The University Park Village Board spent its meeting focused on a draft intergovernmental agreement (IGA) that would transfer several village parks and recreation facilities to the newly established University Park Park District, with trustees and residents sharply divided over the agreement’s timing, cost and legal terms.
Mayor Joe Rudez framed the discussion as a response to the referendum voters passed creating the park district and said the IGA under consideration is a working draft intended to allow the district to run programs and maintain parks once levy funds are received. “The referendum passed,” Rudez said. “This thing, it takes away a whole lot of work from the village. … This is a working document. This isn’t etched in stone.”
But trustees and public commenters repeatedly pushed back on specific draft provisions.
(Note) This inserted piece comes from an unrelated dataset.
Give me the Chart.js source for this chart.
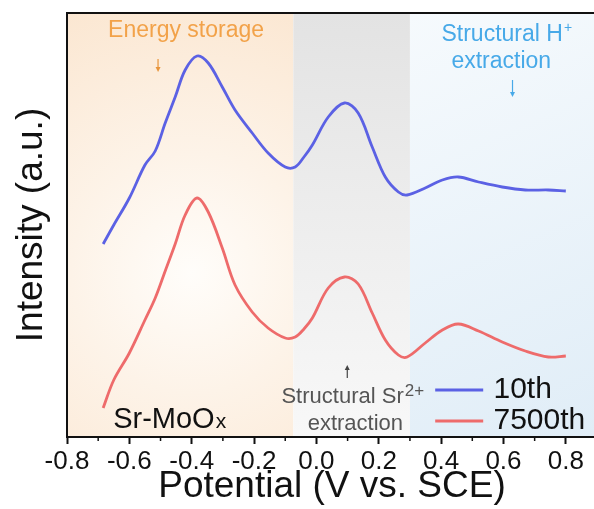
<!DOCTYPE html>
<html>
<head>
<meta charset="utf-8">
<title>Sr-MoOx dQ/dV</title>
<script src="https://cdn.jsdelivr.net/npm/chart.js@4.4.1/dist/chart.umd.min.js"></script>
<style>
  html, body { margin: 0; padding: 0; background: #fff; overflow: hidden; }
  #wrap { width: 594px; height: 509px; overflow: hidden; }
</style>
</head>
<body>
<div id="wrap"><canvas id="dqdv" width="597" height="509"></canvas></div>
<script>
// potential (V vs. SCE) and intensity (a.u.) of both cycles
const potential = [-0.684, -0.65, -0.60, -0.55, -0.517, -0.485, -0.453, -0.421, -0.383, -0.347,
                   -0.302, -0.261, -0.206, -0.155, -0.10, -0.068, -0.04, -0.013, 0.038, 0.09,
                   0.134, 0.179, 0.221, 0.263, 0.291, 0.349, 0.404, 0.455, 0.52, 0.596,
                   0.67, 0.744, 0.80];
const cycle10 = [1.93, 2.12, 2.39, 2.72, 2.86, 3.14, 3.40, 3.67, 3.81, 3.74,
                 3.50, 3.27, 3.04, 2.84, 2.70, 2.70, 2.80, 2.92, 3.20, 3.34,
                 3.24, 2.90, 2.60, 2.45, 2.42, 2.49, 2.57, 2.60, 2.55, 2.50,
                 2.47, 2.47, 2.46];
const cycle7500 = [0.29, 0.57, 0.84, 1.17, 1.39, 1.66, 1.93, 2.22, 2.39, 2.25,
                   1.89, 1.52, 1.25, 1.09, 0.99, 1.00, 1.08, 1.19, 1.49, 1.60,
                   1.53, 1.24, 0.97, 0.82, 0.80, 0.94, 1.07, 1.13, 1.06, 0.95,
                   0.86, 0.80, 0.81];
const seriesNames = ['10th', '7500th'];
const seriesColors = ['#5b61e4', '#ee6b6b'];
const xTicks = [-0.8, -0.6, -0.4, -0.2, 0.0, 0.2, 0.4, 0.6, 0.8];
// shaded regions: energy storage | Sr2+ extraction | H+ extraction
const regionEdges = [-0.8, -0.074, 0.30, 0.9];

const FONT = "'Liberation Sans', Arial, sans-serif";

function toPoints(ys) {
    return potential.map((x, i) => ({ x: x, y: ys[i] }));
}

const shading = {
    id: 'shading',
    beforeDraw(chart) {
        const { ctx, chartArea: a, scales: { x } } = chart;
        const x0 = x.getPixelForValue(regionEdges[0]);
        const x1 = x.getPixelForValue(regionEdges[1]);
        const x2 = x.getPixelForValue(regionEdges[2]);
        const x3 = x.getPixelForValue(regionEdges[3]);
        ctx.save();

        // warm glow around the main peak
        const cx = x.getPixelForValue(-0.40);
        const orange = ctx.createRadialGradient(cx, a.top + 260, 0, cx, a.top + 260, 300);
        orange.addColorStop(0, '#fffdfa');
        orange.addColorStop(0.4, '#fdf3e8');
        orange.addColorStop(1, '#fbe6d0');
        ctx.fillStyle = orange;
        ctx.fillRect(x0, a.top, x1 - x0, a.bottom - a.top);

        const grey = ctx.createLinearGradient(0, a.top, 0, a.bottom);
        grey.addColorStop(0, '#e3e3e3');
        grey.addColorStop(1, '#f8f8f8');
        ctx.fillStyle = grey;
        ctx.fillRect(x1, a.top, x2 - x1, a.bottom - a.top);

        const blue = ctx.createLinearGradient(x2, a.top, x3, a.bottom);
        blue.addColorStop(0, '#f6fafd');
        blue.addColorStop(1, '#e0edf7');
        ctx.fillStyle = blue;
        ctx.fillRect(x2, a.top, x3 - x2, a.bottom - a.top);
        ctx.restore();
    }
};

function arrow(ctx, x, yFrom, yTo, color) {
    const dir = yTo > yFrom ? 1 : -1;
    ctx.strokeStyle = color;
    ctx.fillStyle = color;
    ctx.lineWidth = 1.2;
    ctx.beginPath();
    ctx.moveTo(x, yFrom);
    ctx.lineTo(x, yTo - dir * 3);
    ctx.stroke();
    ctx.beginPath();
    ctx.moveTo(x, yTo);
    ctx.lineTo(x - 2.5, yTo - dir * 5);
    ctx.lineTo(x + 2.5, yTo - dir * 5);
    ctx.closePath();
    ctx.fill();
}

// text with a raised suffix, centred on cx
function supText(ctx, main, sup, cx, y, size, supSize, rise) {
    ctx.font = size + 'px ' + FONT;
    const w1 = ctx.measureText(main).width;
    ctx.font = supSize + 'px ' + FONT;
    const w2 = ctx.measureText(sup).width;
    const left = cx - (w1 + w2) / 2;
    ctx.textAlign = 'left';
    ctx.font = size + 'px ' + FONT;
    ctx.fillText(main, left, y);
    ctx.font = supSize + 'px ' + FONT;
    ctx.fillText(sup, left + w1 + 1, y - rise);
}

const notes = {
    id: 'notes',
    afterDraw(chart) {
        const { ctx, chartArea: a, scales: { x } } = chart;
        ctx.save();
        ctx.textBaseline = 'alphabetic';

        // frame top edge
        ctx.strokeStyle = '#111';
        ctx.lineWidth = 2;
        ctx.beginPath();
        ctx.moveTo(a.left, a.top);
        ctx.lineTo(a.right, a.top);
        ctx.stroke();

        // minor ticks halfway between labelled ones
        ctx.lineWidth = 1.5;
        for (let i = 0; i < xTicks.length - 1; i++) {
            const px = x.getPixelForValue((xTicks[i] + xTicks[i + 1]) / 2);
            ctx.beginPath();
            ctx.moveTo(px, a.bottom);
            ctx.lineTo(px, a.bottom + 4);
            ctx.stroke();
        }

        // region labels
        ctx.fillStyle = '#f2a249';
        ctx.font = '23px ' + FONT;
        ctx.textAlign = 'center';
        ctx.fillText('Energy storage', x.getPixelForValue(-0.418), a.top + 24);
        arrow(ctx, x.getPixelForValue(-0.508), a.top + 46, a.top + 59, '#e8953c');

        ctx.fillStyle = '#47a9e8';
        supText(ctx, 'Structural H', '+', x.getPixelForValue(0.609), a.top + 28, 23, 14, 9);
        ctx.textAlign = 'center';
        ctx.font = '23px ' + FONT;
        ctx.fillText('extraction', x.getPixelForValue(0.593), a.top + 55);
        arrow(ctx, x.getPixelForValue(0.629), a.top + 67, a.top + 84, '#47a9e8');

        ctx.fillStyle = '#555';
        supText(ctx, 'Structural Sr', '2+', x.getPixelForValue(0.115), a.bottom - 34, 22, 17, 7);
        ctx.textAlign = 'center';
        ctx.font = '22px ' + FONT;
        ctx.fillText('extraction', x.getPixelForValue(0.125), a.bottom - 7);
        arrow(ctx, x.getPixelForValue(0.099), a.bottom - 59, a.bottom - 72, '#444');

        // sample name
        ctx.fillStyle = '#111';
        ctx.textAlign = 'left';
        ctx.font = '29px ' + FONT;
        const sx = x.getPixelForValue(-0.652);
        ctx.fillText('Sr-MoO', sx, a.bottom - 9);
        const sw = ctx.measureText('Sr-MoO').width;
        ctx.font = '21px ' + FONT;
        ctx.fillText('x', sx + sw + 1, a.bottom - 9);

        // legend
        const lx0 = x.getPixelForValue(0.381);
        const lx1 = x.getPixelForValue(0.535);
        const tx = x.getPixelForValue(0.568);
        chart.data.datasets.forEach((ds, i) => {
            const ly = a.bottom - 47 + i * 31;
            ctx.strokeStyle = ds.borderColor;
            ctx.lineWidth = 3;
            ctx.beginPath();
            ctx.moveTo(lx0, ly);
            ctx.lineTo(lx1, ly);
            ctx.stroke();
            ctx.fillStyle = '#111';
            ctx.font = '30px ' + FONT;
            ctx.fillText(ds.label, tx, ly + 8);
        });
        ctx.restore();
    }
};

document.addEventListener('DOMContentLoaded', function() {
    const ctx = document.getElementById('dqdv').getContext('2d');
    new Chart(ctx, {
        type: 'line',
        data: {
            datasets: [
                { label: seriesNames[0], data: toPoints(cycle10), borderColor: seriesColors[0] },
                { label: seriesNames[1], data: toPoints(cycle7500), borderColor: seriesColors[1] }
            ]
        },
        options: {
            responsive: false,
            animation: false,
            devicePixelRatio: 1,
            layout: { padding: { top: 13, right: 0, left: 0, bottom: 0 } },
            elements: {
                line: { borderWidth: 2.8, tension: 0.35, fill: false },
                point: { radius: 0, hoverRadius: 0 }
            },
            plugins: {
                legend: { display: false },
                tooltip: { enabled: false }
            },
            scales: {
                x: {
                    type: 'linear',
                    min: -0.8,
                    max: 0.9,
                    afterFit(scale) { scale.height = 72; },
                    afterBuildTicks(scale) { scale.ticks = xTicks.map(v => ({ value: v })); },
                    grid: { drawOnChartArea: false, drawTicks: true, tickLength: 7, tickWidth: 2, tickColor: '#111' },
                    border: { display: true, color: '#111', width: 2 },
                    ticks: {
                        autoSkip: false,
                        maxRotation: 0,
                        padding: 2,
                        color: '#111',
                        font: { family: FONT, size: 26 },
                        callback: v => v.toFixed(1)
                    },
                    title: {
                        display: true,
                        text: 'Potential (V vs. SCE)',
                        color: '#111',
                        font: { family: FONT, size: 37 },
                        padding: { top: 0, bottom: 0 }
                    }
                },
                y: {
                    min: 0,
                    max: 4.24,
                    afterFit(scale) { scale.width = 67; },
                    grid: { display: false },
                    border: { display: true, color: '#111', width: 2 },
                    ticks: { display: false },
                    title: {
                        display: true,
                        text: 'Intensity (a.u.)',
                        color: '#111',
                        font: { family: FONT, size: 37 },
                        padding: { top: 10, bottom: 0 }
                    }
                }
            }
        },
        plugins: [shading, notes]
    });
});
</script>
</body>
</html>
Trustee Donna Fulcher pointed to language that would convey a list of village properties (including Regal/Bridal Farm, Pine Lake and Craig Park) “for $10” and require the village to insure the park district, its employees and commissioners and to pay attorney fees for two years after any conveyance. “Not only do they want us to give the parks away for $10, they want the village to pay for their insurance for two years,” Fulcher said, calling those terms “very one-sided.”
Multiple residents and trustees described past financial problems in the village and said that history makes the board right to be cautious. One trustee asked for an accounting of the Park District’s funding; a village official said the Park District’s levy will bring in roughly $820,000 and that allocations are expected once county disbursements begin (staff said allocations should start in May–June with further payments later). Trustees also noted the village pays monthly insurance costs (cited during the meeting at about $88,000), and they pressed staff on whether transferring parks would change that liability.
The village attorney told the board the IGA, as drafted, is a “working agreement” in which the effective date would be when the document is signed but the actual conveyance or commencement of duties would occur only once the Park District’s money is in. “If you all were to agree with it as written, the effective date would be the date that it's signed. The commencement date will be … the conveyance date,” the attorney said, noting the agreement can be redrafted to reverse ownership or change insurance and indemnity language.
Several trustees proposed alternatives that would reduce risk to the village, including leasing park property to the Park District with performance requirements rather than deeding it outright. Trustees also requested appraisals for the properties before any permanent transfer and said any conveyance should explicitly protect historic assets (trustees singled out Regal/Bridal Farm as a site that should not be sold or redeveloped).
After extended debate over process and substance — and with a court action pending that questions how the initial Park District board was formed under the Illinois Park District Code — trustees agreed to continue the work in a dedicated workshop. The board approved a motion setting a collaborative workshop for April 15 at 6 p.m.; the motion was moved and seconded and passed by a voice vote with no recorded opposition. The meeting then adjourned.
What’s next: the village will use the workshop to draft revisions, consider alternatives such as leasing, seek clarifying language about insurance and indemnity, and discuss appraisals and timelines tied to Park District levy allocations. Because a court motion challenging the Park District’s initial formation remains pending, several trustees urged the village to ensure any transfer or appointments comply with the Illinois Park District Code before final conveyances.
(Reporting notes: quotes and attributions are drawn from the meeting transcript. The meeting did not record a final conveyance; trustees scheduled a workshop to negotiate and refine the draft agreement.)